Toda a Europa está falando na "questão francesa": será que o governo socialista do presidente François Hollande conseguirá reverter o lento declínio da França e impedir que o país escorregue definitivamente para a segunda divisão europeia?
O que está em jogo é se um sistema social-democrata, que há décadas se orgulha de servir como modelo para a oferta de um padrão de vida estável e elevado para seus cidadãos, será capaz de sobreviver à combinação de globalização, envelhecimento populacional e agudos cortes fiscais.
Pessoas próximas a Hollande dizem que ele está ciente do que é preciso fazer para cortar gastos e reduzir regulamentações que oneram a economia. Amigos da França, em especial a Alemanha, temem que Hollande possa simplesmente carecer de coragem política para confrontar seus aliados e tomar as decisões necessárias.
Mudar qualquer país é difícil. Mas o desafio na França parece especialmente árduo, em parte porque a vida francesa ainda é muito confortável para muita gente e o dia do juízo parece distante, especialmente para os sindicatos nacionais, pequenos, mas poderosos.
Os franceses têm um justificável orgulho do seu modelo social. A saúde pública e as pensões são boas, muitos franceses se aposentam com 60 anos ou menos, férias de cinco ou seis semanas são a norma e os trabalhadores com empregos em tempo integral têm jornadas semanais de 35 horas e proteções contra demissões.
Mas, numa economia mundial mais competitiva, a questão não é se o modelo social francês é bom, mas se os franceses têm condições de continuar a bancá-lo. Com base nas atuais tendências, a resposta é claramente não ou, pelo menos, não sem mudanças estruturais significativas -em pensões, impostos, benefícios sociais, regras trabalhistas e expectativas.
Mas o Partido Socialista, de Hollande, e a esquerda francesa mais aguerrida não parecem captar a famosa sacada do sobrinho do príncipe em "O Gattopardo", famoso romance de Giuseppe Tomasi di Lampedusa sobre turbulências sociais, segundo quem "é preciso que tudo mude para que tudo continue igual".

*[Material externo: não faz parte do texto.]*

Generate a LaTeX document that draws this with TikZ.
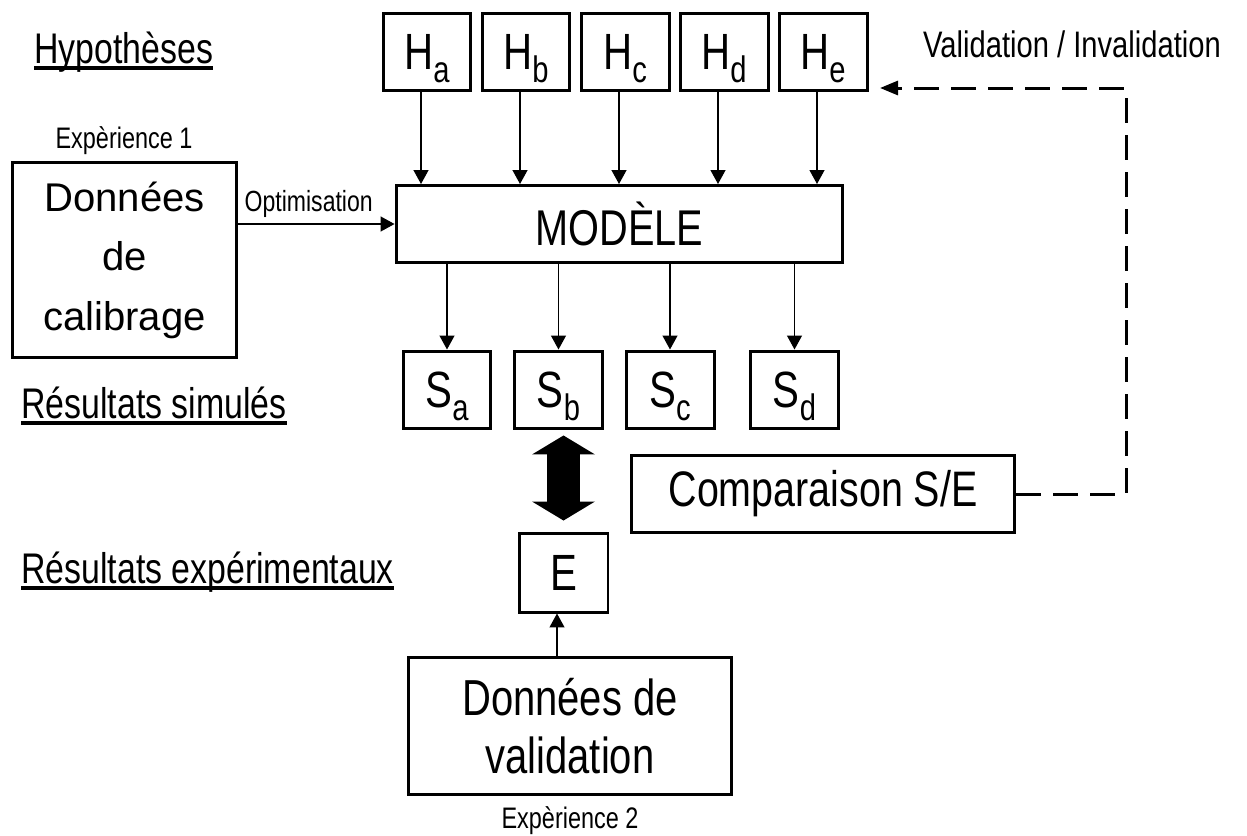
\documentclass[tikz,border=0pt]{standalone}
\usepackage{fontspec}
\setmainfont[FakeStretch=0.79]{Liberation Sans}
\newfontfamily\calibfont{Liberation Sans}
\usetikzlibrary{arrows.meta}

\newsavebox\soulbox
\newcommand{\souligne}[1]{\sbox\soulbox{#1}\rlap{\rule[-0.14cm]{\wd\soulbox}{0.08cm}}\usebox\soulbox}
\newcommand{\indice}[1]{\raisebox{-0.26cm}[0pt][0pt]{\fontsize{21}{21}\selectfont #1}}

\begin{document}
\begin{tikzpicture}[x=0.02cm, y=-0.02cm]
\useasboundingbox (0,0) rectangle (1247,835);

\begin{scope}[every node/.style={rectangle,draw,line width=0.06cm,inner sep=0pt,
              minimum width=1.76cm,minimum height=1.56cm,font=\fontsize{29}{29}\selectfont}]
    \node (Ha) at (427,52) {H\indice{a}};
    \node (Hb) at (526,52) {H\indice{b}};
    \node (Hc) at (625,52) {H\indice{c}};
    \node (Hd) at (724,52) {H\indice{d}};
    \node (He) at (823,52) {H\indice{e}};
    \node[minimum width=8.94cm,minimum height=1.54cm,font=\fontsize{28.6}{28.6}\selectfont] (mod) at (619.5,224) {MODÈLE};
    \node (Sa) at (447,390) {S\indice{a}};
    \node (Sb) at (558.5,390) {S\indice{b}};
    \node (Sc) at (670,390) {S\indice{c}};
    \node (Sd) at (794.5,390) {S\indice{d}};
    \node[minimum width=1.78cm,minimum height=1.58cm] (E) at (563.5,572.5) {E};
    \node[minimum width=4.5cm,minimum height=3.92cm,align=center,
          font=\calibfont\fontsize{22.8}{33.9}\selectfont] (calib) at (124.5,260) {Données\\de\\calibrage};
    \node[minimum width=6.48cm,minimum height=2.76cm,align=center,
          font=\fontsize{28.8}{33}\selectfont] (valid) at (570,726) {Données de\\validation};
    \node[minimum width=7.68cm,minimum height=1.54cm,font=\fontsize{28.4}{28.4}\selectfont] (comp) at (823,494) {Comparaison S/E};
\end{scope}

\begin{scope}[every node/.style={anchor=base,font=\fontsize{24.4}{24.4}\selectfont}]
    \node[anchor=base west] (hyp) at (28,63) {\souligne{Hypothèses}};
    \node[anchor=base west] (simul) at (15,418) {\souligne{Résultats simulés}};
    \node[anchor=base west] (exper) at (15,583) {\souligne{Résultats expérimentaux}};
    \node[font=\fontsize{16.9}{16.9}\selectfont] (exp1) at (124,148) {Expèrience 1};
    \node[font=\fontsize{16.9}{16.9}\selectfont] (exp2) at (570,828) {Expèrience 2};
    \node[font=\fontsize{21}{21}\selectfont] (valinv) at (1072,57) {Validation / Invalidation};
\end{scope}

\begin{scope}[>={Triangle[length=0.28cm,width=0.3cm]},
              every edge/.style={draw,line width=0.026cm}]
    \path [->] ([xshift=-0.12cm]Ha.south) edge ([xshift=-0.12cm]Ha.south |- mod.north);
    \path [->] ([xshift=-0.12cm]Hb.south) edge ([xshift=-0.12cm]Hb.south |- mod.north);
    \path [->] ([xshift=-0.12cm]Hc.south) edge ([xshift=-0.12cm]Hc.south |- mod.north);
    \path [->] ([xshift=-0.12cm]Hd.south) edge ([xshift=-0.12cm]Hd.south |- mod.north);
    \path [->] ([xshift=-0.12cm]He.south) edge ([xshift=-0.12cm]He.south |- mod.north);
    \path [->] (Sa.north |- mod.south) edge (Sa.north);
    \path [->] (Sb.north |- mod.south) edge (Sb.north);
    \path [->] (Sc.north |- mod.south) edge (Sc.north);
    \path [->] (Sd.north |- mod.south) edge (Sd.north);
    \path [->] (mod.west -| calib.east) edge node[above,pos=0.45,font=\fontsize{16.6}{16.6}\selectfont] {Optimisation} (mod.west);
    \path [->] ([xshift=-0.13cm]E.south |- valid.north) edge ([xshift=-0.13cm]E.south);
\end{scope}

\draw[line width=0.66cm,
      {Triangle[length=0.38cm,width=1.26cm,line width=0pt]}-{Triangle[length=0.38cm,width=1.26cm,line width=0pt]},
      shorten <=0.1cm,shorten >=0.22cm] (E.north |- Sb.south) -- (E.north);

\coordinate (coin) at (1126,88);
\coordinate (cible) at (880,88);
\draw[line width=0.06cm,dash pattern=on 0.5cm off 0.24cm,
      -{Triangle[length=0.36cm,width=0.28cm]}] (comp.east) -| (coin) -- (cible);
\end{tikzpicture}
\end{document}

Às vezes, conversando com políticos e trabalhadores franceses, há a sensação de que todos eles se consideram revolucionários e membros de comunas -mas, ao mesmo tempo, como a extrema direita, eles desejam fixar o conforto do conhecido.
Em maio de 1968, alunos da Universidade Paris-Nanterre começaram o que julgavam ser uma revolução. Estudantes franceses de gravata e meia soquete atiravam paralelepípedos na polícia e exigiam que o esclerosado sistema do pós-guerra fosse mudado.
Hoje, em Nanterre, alunos preocupados em conseguir empregos e não perder os benefícios estatais exigem que nada mude. Para Raphaël Glucksmann, que liderou uma greve quando estava no colégio, em 1995, os membros da sua geração se sentem nostálgicos em relação a seus pais rebeldes, mas não têm estômago para arrumar briga em tempos difíceis.
"Os jovens marcham para rejeitar todas as reformas", disse ele. "Não vemos alternativas. Somos uma geração sem atitude."
Os socialistas se tornaram um partido conservador, tentando desesperadamente preservar as vitórias do último século.
Mas os sinais de alerta estão por toda parte: o desemprego na França, especialmente entre jovens, está em nível recorde. O crescimento é lento em comparação ao da Alemanha, Reino Unido, EUA ou Ásia. Os gastos públicos representam quase 57% do PIB, maior índice entre os países industrializados. Os aumentos reais de salários superam o aumento da produtividade. A dívida nacional ultrapassa 90% do PIB.
Em Amiens, no norte da França, a Goodyear mantém duas fábricas de pneus. Os empregados de uma delas aceitaram relutantemente mudar as escalas de trabalho, preservando sua fábrica. Os operários da outra rejeitaram a opção, e a Goodyear está tentando fechar a unidade, deixando mais gente sem trabalho.
Há um amplo consenso de que só a esquerda poderá promover uma verdadeira renovação. Mas isso só poderá acontecer se Hollande, que tem maioria parlamentar, estiver disposto a confrontar seu próprio partido em nome do futuro.
Texto de Steven Erlanger, para o The New York Times, reproduzido na Folha de São Paulo. Grifos do blogueiro.
Comentário rápido: não tenho certeza, mas parece que o redator no mínimo insinua que os tais benefícios, em destaque, devem ser cortados, e a vida dos trabalhadores precarizada. Obviamente para facilitar a vida do capital. É aquela coisa, não é desejável que os indianos em geral venham a ter o nível de vida dos franceses, desejável é que os franceses voltem a ter o nível médio de vida dos indianos.